In a deformer plugin I have a loop where I am going to check for all of the deformed vertices if any of them are going to intersect with that same facet mesh. The position of the deformed vertex has already been stored in outMesh before I get to the loop. By cloning the input mesh again I will check the original facets and vertices.
So now to use all the available CPU power I can put the inner loop into threads. While the first iteration is being tested the second one could proceed in another thread. The thread will need to be passed pointers to any of the data in the loop once. The counter will need to be changed when the thread has finished processing one iteration of the loop.
Before the loop begins the threads will be created and launched.

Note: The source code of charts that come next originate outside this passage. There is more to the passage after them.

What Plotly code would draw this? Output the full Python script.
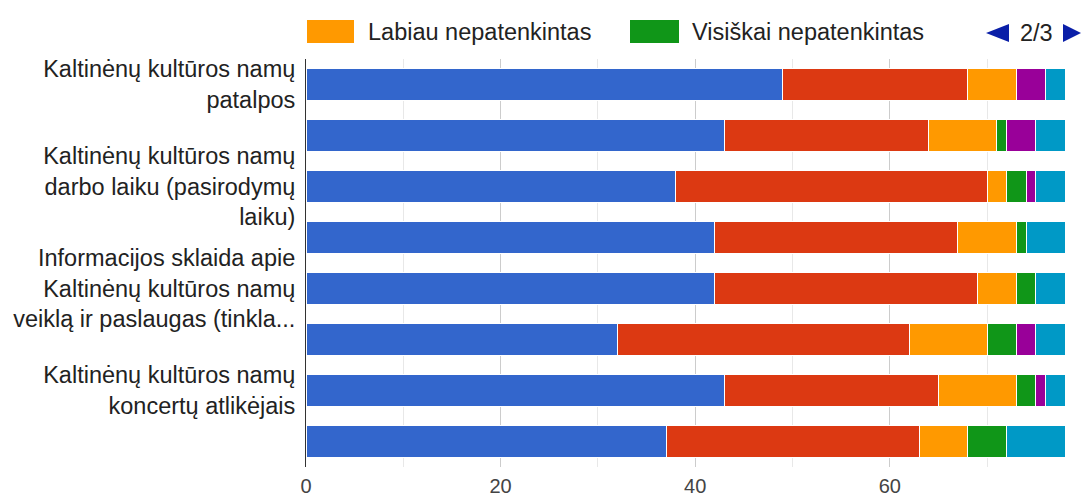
import plotly.graph_objects as go

# ---------------- data ----------------
row_labels = [
    "Kaltinėnų kultūros namų<br>patalpos",
    "",
    "Kaltinėnų kultūros namų<br>darbo laiku (pasirodymų<br>laiku)",
    "",
    "Informacijos sklaida apie<br>Kaltinėnų kultūros namų<br>veiklą ir paslaugas (tinkla...",
    "",
    "Kaltinėnų kultūros namų<br>koncertų atlikėjais",
    "",
]
row_index = [0, 1, 2, 3, 4, 5, 6, 7]

series_names = [
    "Visiškai patenkintas",
    "Labiau patenkintas",
    "Labiau nepatenkintas",
    "Visiškai nepatenkintas",
    "Nei patenkintas, nei nepatenkintas",
    "Neturiu nuomonės",
]
visiskai_patenkintas = [49, 43, 38, 42, 42, 32, 43, 37]
labiau_patenkintas = [19, 21, 32, 25, 27, 30, 22, 26]
labiau_nepatenkintas = [5, 7, 2, 6, 4, 8, 8, 5]
visiskai_nepatenkintas = [0, 1, 2, 1, 2, 3, 2, 4]
nei_nei = [3, 3, 1, 0, 0, 2, 1, 0]
neturiu_nuomones = [2, 3, 3, 4, 3, 3, 2, 6]
series_values = [visiskai_patenkintas, labiau_patenkintas, labiau_nepatenkintas,
                 visiskai_nepatenkintas, nei_nei, neturiu_nuomones]

x_tick_values = [0, 20, 40, 60]
legend_page_items = [2, 3]
legend_page_text = "2/3"

# ---------------- style ----------------
colors = ["#3366cc", "#dc3912", "#ff9900", "#109618", "#990099", "#0099c6"]
FONT = "Liberation Sans, Arial, sans-serif"
FS = 23.5
W, H = 1081, 498
L, R, T, B = 306, 16, 59, 31
PW, PH = W - L - R, H - T - B


def px(x):
    return (x - L) / PW


def py(y):
    return (H - B - y) / PH


fig = go.Figure()
for name, vals, col in zip(series_names, series_values, colors):
    fig.add_trace(go.Bar(
        y=row_index, x=vals, name=name, orientation="h",
        marker=dict(color=col, line=dict(color="white", width=1)),
        showlegend=False,
    ))

# manual legend (page 2/3)
shapes = []
annotations = []
legend_x = [(307, 354, 366), (630, 679, 690)]
for (x0, x1, tx), idx in zip(legend_x, legend_page_items):
    shapes.append(dict(type="rect", xref="paper", yref="paper",
                       x0=px(x0), x1=px(x1), y0=py(43), y1=py(20),
                       fillcolor=colors[idx], line=dict(width=0)))
    annotations.append(dict(xref="paper", yref="paper", x=px(tx), y=py(31.5),
                            xanchor="left", yanchor="middle", showarrow=False,
                            text=series_names[idx],
                            font=dict(family=FONT, size=FS, color="#222222")))

arrow_col = "#0a1fa8"
shapes.append(dict(type="path", xref="paper", yref="paper",
                   path=f"M {px(1009)},{py(24)} L {px(1009)},{py(42)} L {px(986)},{py(33)} Z",
                   fillcolor=arrow_col, line=dict(width=0)))
shapes.append(dict(type="path", xref="paper", yref="paper",
                   path=f"M {px(1063)},{py(24)} L {px(1063)},{py(42)} L {px(1081)},{py(33)} Z",
                   fillcolor=arrow_col, line=dict(width=0)))
annotations.append(dict(xref="paper", yref="paper", x=px(1036), y=py(32.5),
                        xanchor="center", yanchor="middle", showarrow=False,
                        text=legend_page_text,
                        font=dict(family=FONT, size=FS, color="#222222")))

fig.update_layout(
    width=W, height=H,
    margin=dict(l=L, r=R, t=T, b=B, pad=0, autoexpand=False),
    barmode="stack", bargap=0.37,
    plot_bgcolor="white", paper_bgcolor="white",
    font=dict(family=FONT, size=FS, color="#222222"),
    shapes=shapes, annotations=annotations,
    showlegend=False,
)
fig.update_xaxes(
    range=[0, 78], tickvals=x_tick_values, ticktext=[str(v) for v in x_tick_values],
    showgrid=True, gridcolor="#cccccc", gridwidth=1,
    minor=dict(dtick=10, tick0=0, showgrid=True, gridcolor="#e8e8e8"),
    zeroline=False, showline=False, automargin=False,
    tickfont=dict(family=FONT, size=20, color="#444444"),
    ticks="", ticklabelstandoff=5, fixedrange=True,
)
fig.update_yaxes(
    range=[7.5, -0.5], tickvals=row_index, ticktext=row_labels,
    showgrid=False, zeroline=False, automargin=False,
    showline=True, linecolor="#333333", linewidth=1,
    tickfont=dict(family=FONT, size=FS, color="#222222"),
    ticks="", ticklabelstandoff=5, fixedrange=True,
)

fig.write_html(
    "out.html",
    config={"displayModeBar": False},
    post_script="document.body.style.margin='0';document.body.style.overflow='hidden';",
)
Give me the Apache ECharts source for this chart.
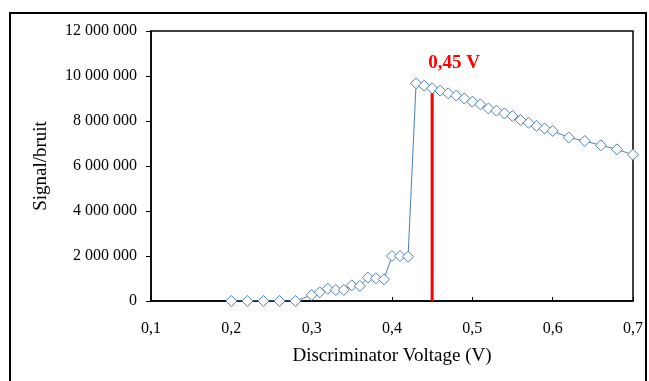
<!DOCTYPE html>
<html><head><meta charset="utf-8">
<script src="https://cdn.jsdelivr.net/npm/echarts@6/dist/echarts.min.js"></script>
<style>html,body{margin:0;padding:0;background:#fff}#c{width:649px;height:381px}</style>
</head><body><div id="c"></div>
<script>
const voltages = [0.20,0.22,0.24,0.26,0.28,0.30,0.31,0.32,0.33,0.34,0.35,0.36,0.37,0.38,0.39,0.40,0.41,0.42,
  0.43,0.44,0.45,0.46,0.47,0.48,0.49,0.50,0.51,0.52,0.53,0.54,0.55,0.56,0.57,0.58,0.59,0.60,0.62,0.64,0.66,0.68,0.70];
const snr = [0,0,0,0,0,267000,387000,547000,489000,489000,698000,667000,1040000,1010000,964000,2000000,2000000,1970000,
  9675000,9570000,9450000,9350000,9230000,9130000,9000000,8860000,8740000,8560000,8460000,8340000,8220000,8040000,7920000,7780000,7670000,7560000,7270000,7110000,6920000,6740000,6500000];
const thresholdV = 0.45;
const thresholdSnr = 9450000;
const thresholdLabel = '0,45 V';
const xTicks = {min:0.1, max:0.7, interval:0.1};
const yTicks = {min:0, max:12000000, interval:2000000};
const xName = 'Discriminator Voltage (V)';
const yName = 'Signal/bruit';

const serif = '"Liberation Serif","DejaVu Serif",serif';
const chart = echarts.init(document.getElementById('c'), null, {renderer:'canvas'});
chart.setOption({
  animation:false,
  graphic:[{type:'rect', shape:{x:10, y:13, width:636, height:400}, style:{fill:'none', stroke:'#000', lineWidth:2}, z:100}],
  grid:{left:151, right:16, top:31, bottom:80, show:true, borderColor:'#000', borderWidth:1.5},
  xAxis:{type:'value', min:xTicks.min, max:xTicks.max, interval:xTicks.interval,
    name:xName, nameLocation:'middle', nameGap:46,
    nameTextStyle:{fontFamily:serif, fontSize:19, color:'#000'},
    axisLine:{show:true, onZero:false, lineStyle:{color:'#000', width:1.5}},
    axisTick:{show:true, inside:true, length:4, lineStyle:{color:'#000'}},
    axisLabel:{margin:20, fontFamily:serif, fontSize:16, color:'#000', formatter:v=>v.toFixed(1).replace('.',',')},
    splitLine:{show:false}},
  yAxis:{type:'value', min:yTicks.min, max:yTicks.max, interval:yTicks.interval,
    name:yName, nameLocation:'middle', nameGap:100,
    nameTextStyle:{fontFamily:serif, fontSize:19, color:'#000'},
    axisLine:{show:true, lineStyle:{color:'#000', width:1.5}},
    axisTick:{show:true, inside:false, length:5, lineStyle:{color:'#000'}},
    axisLabel:{margin:14, fontFamily:serif, fontSize:16, color:'#000',
      formatter:v=>String(Math.round(v)).replace(/\B(?=(\d{3})+(?!\d))/g,' ')},
    splitLine:{show:false}},
  series:[
    {type:'line', data:[[thresholdV,0],[thresholdV,thresholdSnr]], symbol:'none', silent:true,
      lineStyle:{color:'#ff0000', width:3}, z:1,
      label:{show:false},
      endLabel:{show:true, formatter:thresholdLabel, color:'#ff0000', fontFamily:serif, fontSize:19, fontWeight:'bold', offset:[-12,-25]}},
    {type:'line', data:voltages.map((v,i)=>[v,snr[i]]), symbol:'diamond', symbolSize:[11,11],
      lineStyle:{color:'#4a7ebb', width:1}, itemStyle:{color:'#fff', borderColor:'#4a7ebb', borderWidth:1}, z:3}
  ]
});
</script></body></html>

The number of threads will vary on any system so they need to be in an array. There is no point in having any more threads than there are CPUs. A semaphore will be used to know when any thread is free by signalling it. In the initial state all of the threads will be free but not ready to process any data so the flags are used to control that. An abort flag is needed and must be false for the thread to run. Even once the thread has finished execution it will still remain in existance and we will also want to check for a user abort in the loop.
Now the code from the loop needs to go into the thread's ::Work() function. As a function/method in the class when the thread is launched it will begin processing and return but we don't want that. I'm putting the thread into a while loop so it will keep running as long as it's needed but it won't process any data until it is ready. In the initial state the ready flag is set to false so the thread will not enter that inner loop. As soon as the work is done the thread can reset the ready flag and signal the semaphore. When multiple threads are running and changing the same data the critical section class is used to prevent race conditions. In this loop the original facet mesh is not changing and each iteration changes only one vertex. In the loop I haven't show that deformed the vertices I used a critical section when a triangle's vertices where being read, in case they where changed part the way through, and when any vertex was being written.
In the loop the semaphore is used to halt at that point and wait until a thread is free. The semaphore doesn't know which actual thread is free so by checking the ready flag in each of them that can be determined. A free thread can then be given the next iteration counter of the loop and any data.
So that takes the code from within the for loop and puts it into threads to run on all the available CPUs. When the next iteration comes around it waits for a free thread to be available then gives it the next vertex in the loop to process. I'm not totally clear about what really needs to go into a critical section yet. I know that using too many will slow things down so I used a few as a precaution when setting those thread control flags if more than one variable was changing. Once a thread is flagged as being ready another might have signalled.
When the main thread loop has finished the thread functions need to exit and be aborted or they will remain active. For this I wait until all the threads were flagged as ready and then set their running flags to false to exit the outer while loop in the thread. After that the flag to abort all threads was set true to tell the system to end them.
When I run this and check the Windows Task Manager the CPU usage goes to 100%, the application thread count increases and the plugin works significantly faster.
What I did have trouble with was when I tried to bring up a progress bar and increment it inside the loop two of them would appear: one would work but the upper one would hang and crash Carrara. A progress bar is always better than a spinning circle when the processing takes more than a few seconds.